Lebih lanjut, buku Sirry juga secara detail mendiskusikan alasan di balik orang menjadi intoleran atau radikal serta watak perilaku radikalisme itu sendiri. Salah satu yang menarik perhatian dari buku tersebut adalah mengapa ada anak muda yang bisa langsung radikal, padahal pergaulan mereka sebelumnya sangat bebas dan terbuka. Sirry mengungkapkan fenomena seperti itu dapat didekati dengan teori konversi.

“Mengapa orang bisa radikal in the first place? Teori konversi membantu saya memahami fenomena ini,” ujar Sirry.

Berdasarkan temuan Sirry, hanya sedikit orang yang menjadi intoleran atau radikal karena dorongan pemahaman keagamaan, melainkan banyak yang hanya ikut teman atau karena pengalaman traumatik.

“Pada riset ini, saya menemukan banyak anak muda yang menjadi intoleran atau radikal karena pengalaman traumatik, seperti putus cinta atau merasa terisolasi dari pertemanan. Kemudian, mereka diajak teman, dan intens pada kegiatan di kelompok-kelompok pengajian.”

Namun, Sirry lebih jauh mengungkapkan juga, bahwa tidak sedikit dari mereka yang “tidak tahan” menjadi radikal. Karena setelah masuk, mereka menyadari bahwa menjadi radikal itu sulit. Harus rutin ikut kegiatan pengajian, harus membaca berbagai bacaan yang ditentukan, termasuk juga harus ada training khusus.

Kehati-hatian memahami fenonema intoleran dan radikal ini juga membawa kita pada keberagaman karakter radikalisme itu sendiri. Menurut Sirry, fenomena semacam itu dapat dikategorikan sebagai reluctant radical/shadow radical atau radikal yang tidak sungguh-sungguh.

Pada kesempatan yang sama, Direktur Eksekutif PPIM UIN Jakarta Didin Syafruddin hadir sebagai penanggap, dan mengomentari bahwa kajian Sirry bersifat school setting.

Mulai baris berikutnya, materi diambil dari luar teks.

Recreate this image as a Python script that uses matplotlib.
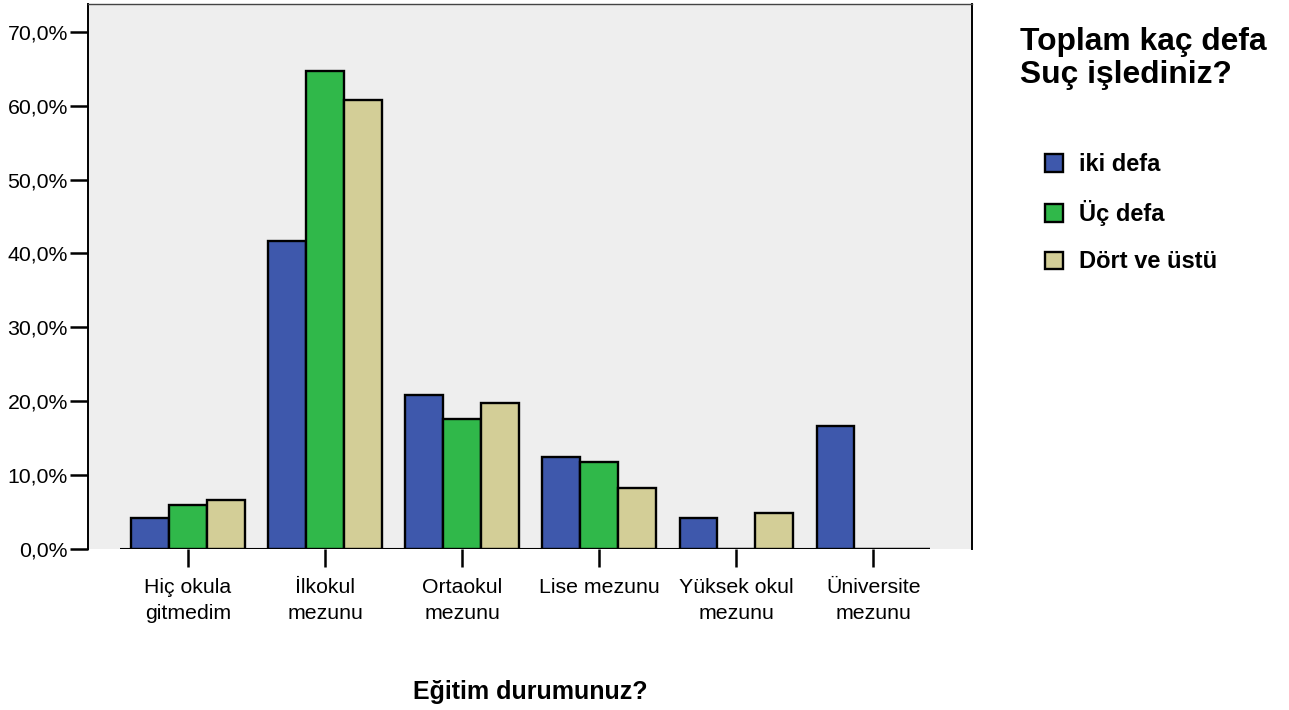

 “Banyak riset yang dilakukan PPIM sejak 2017 hingga 2020 mengenai objek kajian dalam buku ini, seperti mengenai pengetahuan yang terbatas, pengalaman hidup dalam kemajemukan, dan intensivitas terhadap sumber-sumber online yang menjadikan orang bisa toleransi maupun tidak toleran. Buku ini memperkaya perdebatan teoritiknya,” ungkap Didin.

Diskusi buku dihadiri oleh banyak peserta dari berbagai wilayah dan berlangsung dengan kaya kajian teoritik.  Seperti yang disebutkan oleh moderator Haula Noor, “Karena buku ini merupakan hasil kesajarnaan, kejelasan tentang metodologi tidak ditinggalkan dalam buku, sehingga kita bisa melihat multi-layer permasalahan dengan tepat.”